Bon, c’est vrai que lorsqu’ils sont sortis de leur automobile dans notre cour tremblante des chaleurs de juillet, ils n’en menaient pas large. Tout juste bon à flanquer dans la piscine afin de remettre les choses en ordre.
Lui, Philippe, grand chef d’orchestre international, sa femme la belle et merveilleuse Kinga et leurs deux petits loustics eurent à peine le temps d’enfiler leur maillot de bain… Le bonheur !

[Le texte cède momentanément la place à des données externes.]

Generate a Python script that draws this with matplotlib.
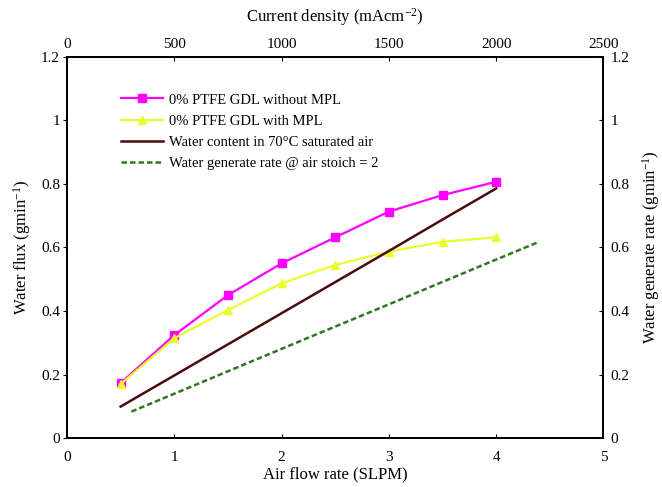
import numpy as np
import matplotlib.pyplot as plt
from matplotlib.ticker import FuncFormatter, MultipleLocator

plt.rcParams['font.family'] = ['Liberation Serif', 'DejaVu Serif']
plt.rcParams['mathtext.fontset'] = 'custom'
plt.rcParams['mathtext.rm'] = 'Liberation Serif'
plt.rcParams['mathtext.it'] = 'Liberation Serif:italic'
plt.rcParams['mathtext.bf'] = 'Liberation Serif:bold'

# air flow rate (SLPM)
flujo_aire = [0.5, 1.0, 1.5, 2.0, 2.5, 3.0, 3.5, 4.0]
# water flux (g/min)
gdl_sin_mpl = [0.173, 0.324, 0.450, 0.550, 0.632, 0.713, 0.765, 0.807]
gdl_con_mpl = [0.170, 0.314, 0.403, 0.487, 0.545, 0.587, 0.618, 0.632]
agua_saturada = [0.099, 0.197, 0.295, 0.393, 0.491, 0.589, 0.688, 0.786]
# water generation vs current density (mA/cm2)
densidad_corriente = [300, 700, 1100, 1500, 1900, 2200]
agua_generada = [0.083, 0.196, 0.309, 0.421, 0.534, 0.618]

fig = plt.figure(figsize=(6.62, 4.87), dpi=100)
ax = fig.add_axes([0.1012, 0.1006, 0.8104, 0.7824])
ax2 = ax.twinx().twiny()

fmt = FuncFormatter(lambda v, p: '%g' % round(v, 2))

ax.plot(flujo_aire, gdl_sin_mpl, '-s', color='#ff00ff', lw=1.6, ms=6,
        label='0% PTFE GDL without MPL')
ax.plot(flujo_aire, gdl_con_mpl, '-^', color='#e8ff2e', lw=1.6, ms=6,
        label='0% PTFE GDL with MPL')
ax.plot(flujo_aire, agua_saturada, '-', color='#4a0c0c', lw=1.8,
        label='Water content in 70\u00b0C saturated air')
linea_gen, = ax2.plot(densidad_corriente, agua_generada, '--', color='#2a7a1e',
                      lw=1.8, dashes=(2.2, 1.2))
ax.plot([], [], '--', color='#2a7a1e', lw=1.8, dashes=(2.2, 1.2),
        label='Water generate rate @ air stoich = 2')

ax.set_xlim(0, 5)
ax.set_ylim(0, 1.2)
ax.xaxis.set_major_locator(MultipleLocator(1))
ax.yaxis.set_major_locator(MultipleLocator(0.2))
ax.yaxis.set_major_formatter(fmt)
ax.tick_params(axis='x', direction='in', length=3, labelsize=11, pad=9)
ax.tick_params(axis='y', direction='out', length=3, labelsize=11, pad=2)
ax.set_xlabel('Air flow rate (SLPM)', fontsize=12, labelpad=2)
ax.set_ylabel('Water flux (gmin$^{-1}$)', fontsize=12, labelpad=6)

# secondary axes: current density on top, generation rate on right
ax2.set_xlim(0, 2500)
ax2.set_ylim(0, 1.2)
ax2.xaxis.set_major_locator(MultipleLocator(500))
ax2.tick_params(axis='x', direction='in', length=3, labelsize=11, pad=4)
ax2.set_xlabel('Current density (mAcm$^{-2}$)', fontsize=12, labelpad=12)
ax_r = ax2.figure.axes[1]
ax_r.set_ylim(0, 1.2)
ax_r.yaxis.set_major_locator(MultipleLocator(0.2))
ax_r.yaxis.set_major_formatter(fmt)
ax_r.tick_params(axis='y', direction='in', length=3, labelsize=11, pad=5)
ax_r.set_ylabel('Water generate rate (gmin$^{-1}$)', fontsize=12, labelpad=8)

for a in fig.axes:
    for s in a.spines.values():
        s.set_linewidth(1.2)

ax.legend(loc='upper left', bbox_to_anchor=(0.09, 0.92), frameon=False,
          fontsize=10.5, handlelength=2.9, handletextpad=0.35, labelspacing=0.55,
          borderaxespad=0)

fig.savefig('out.png', dpi=100)
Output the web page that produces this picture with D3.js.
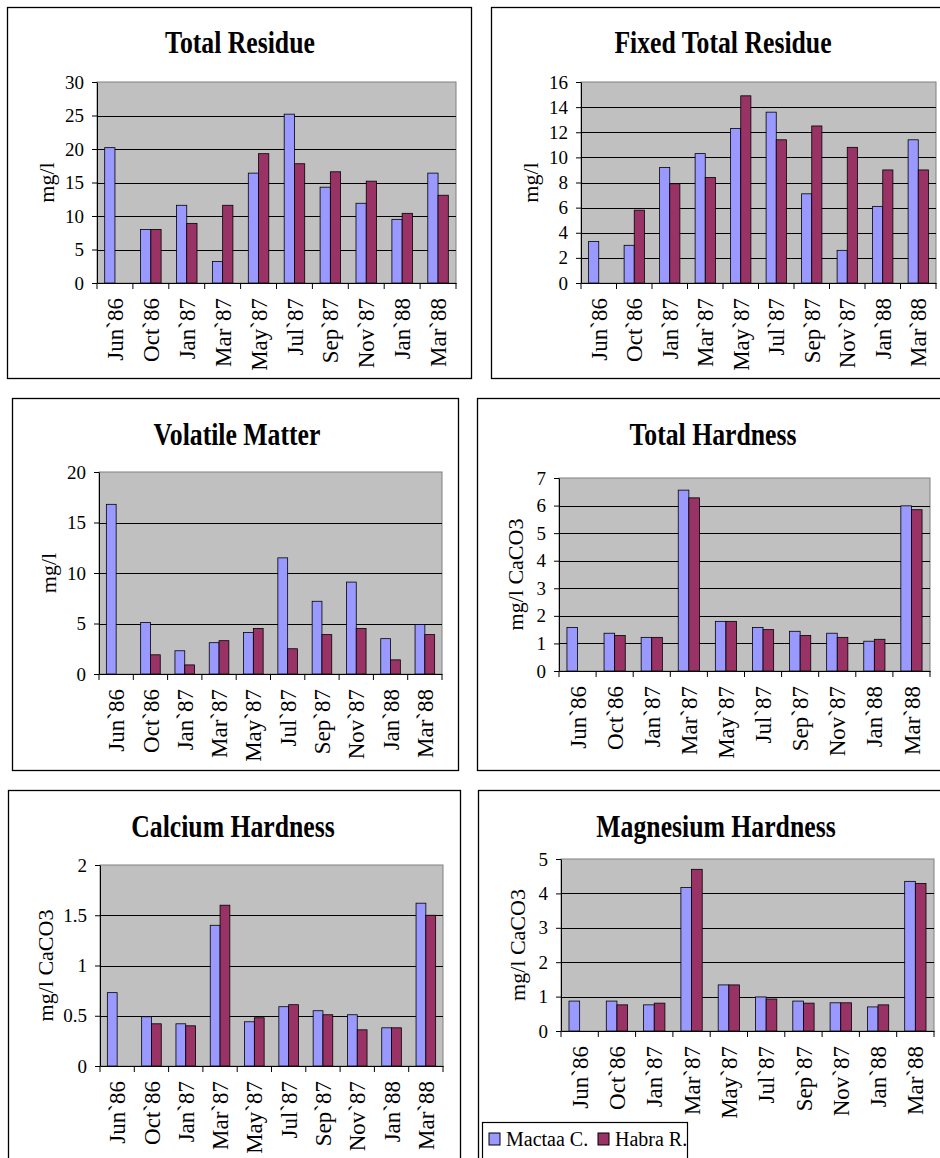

Vous pensez bien que mon addiction à la pêche à la mouche avait franchi depuis longtemps les frontières poreuses de notre beau pays et que le bon peuple hongrois devait sérieusement en avoir plein le cul de mes histoires. Mais peut-être par politesse plus que par curiosité, mes amis s’enquérirent de cette curieuse manie qui est la nôtre. Et là, bien sûr, toutes occasions d’aller dans la rivière étant bonne, je leur proposai d’aller les initier sur mon terrain de jeu favori.
Vu leur état de fatigue, il aurait été impoli et dangereux de les amener dans des endroits scabreux où l’on risque de se briser les jambes en escalades vertigineuses. Donc, c’est à deux pas de chez moi, proche du camping municipal, que je garai la voiture, enfilai mes souliers cloutés, montai ma canne, attachai un scarabé au bout de la ligne et m’appliquai en tentant de leur démontrer la beauté du geste auguste du pêcheur à la mouche.
Ah que j’aurais aimé ferrer un poisson ! N’importe quel poisson. Une ablette, un petit gardon aurait fait l’affaire. Seulement voilà ma petite famille de hongrois pataugeant gaiement dans l’eau, vous pensez bien que les pauvres poissons s’étaient enfermés à double tour dans leur appartement ou pris la clé des champs pour un environnement plus enviable. Ajoutez à ça les milliards de canoës remplis de milliards de touristes issus de tribus sauvages belges, hollandaises, allemandes et même luxembourgeoises et vous aurez compris la montée rapide de ma pression sanguine.
Au bout d’un moment, sentant que la partie était jouée, je remballai mon matériel et pris un énorme plaisir à regarder simplement mes amis hurler de joie, faire des cabrioles et 1000 plongeons dans l’eau fraîche. Et finalement, je crois bien que ce moment fut encore plus beau que si j’avais pris un poisson.
De retour à la maison, Philippe sorti de son étui son violoncelle. Pas une journée sans violoncelle ! (Comme moi, pas une journée sans dessin.) Il s’installa confortablement dans le jardin et commença une pièce de Jean-Sébastien Bach. Ce fut un instant plein de magie. Je n’avais jamais entendu rien de plus beau. Le son de cet instrument et le talent du musicien avaient le pouvoir de vous amener le coeur au bord des lèvres et l’humidité au bord des yeux.
Même Zoé, la petite chienne qui d’habitude vit à 200 à l’heure s’était mise au diapason. Je vous laisse regarder cette petite vidéo qui le démontre aisément et vous reprend après.
C’est pas beau ça ? Si je raconte la petite histoire aujourd’hui c’est parce que c’est l’hiver, qu’il fait froid dehors et que je me languis des chaleurs de l’été, du bourdonnement des abeilles sur la lavande et des journées où l’on ne pense qu’à distribuer de l’amour en serrant fort nos amis dans nos bras.